- Battle of Bornholm (1457): Part of Thirteen Years' War
| Date | 1457 |
| Location | Bornholm island, south of modern Sweden |
| Result | Victory for the Gdańsk flotilla |

Belligerents
- Privateers from the city of Gdańsk: Denmark Livonian Order

Commanders and leaders
- Jakub Heine Jocki Lenyn Bartz Lenyn: Unknown

Strength
- 3 ships: 16 ships

Casualties and losses
- 12 soldiers: 300 soldiers 1 ship

= Battle of Bornholm (1457) =

The Battle of Bornholm was a naval battle which took place near the Danish island of Bornholm, between privateers from the city of Gdańsk (Danzig) and a transport convoy of Danish and Livonian ships which were attempting to bring supplies and reinforcements to the Teutonic Knights in Prussia, during the Thirteen Years' War (1454–66) between the Kingdom of Poland and the Prussian Confederation on one hand, and the Monastic State of the Teutonic Knights on the other. The battle took place on the night of 14 August 1457.
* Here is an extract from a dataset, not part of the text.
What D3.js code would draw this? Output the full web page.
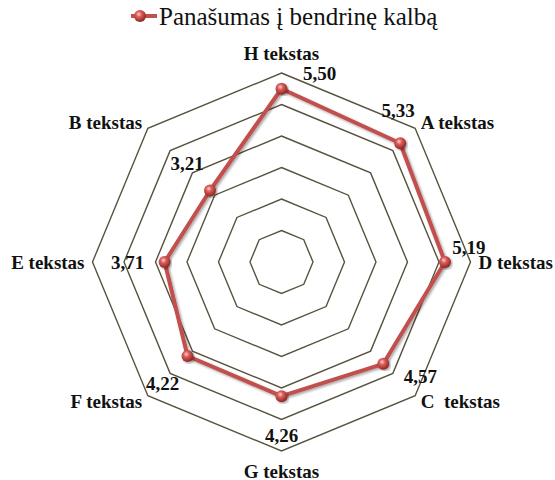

The Gdańsk flotilla, composed of only 3 ships compared to the Danish and Livonian 16, was victorious; the outcome demonstrated the importance of light, fast ships which could attack quickly and with the element of surprise. The battle helped to establish a naval blockade of the Teutonic state in Prussia, and together with the subsequent and more significant Polish-Prussian naval victory in the Battle of Vistula Lagoon contributed to the overall victory of Poland in the Thirteen Years' War.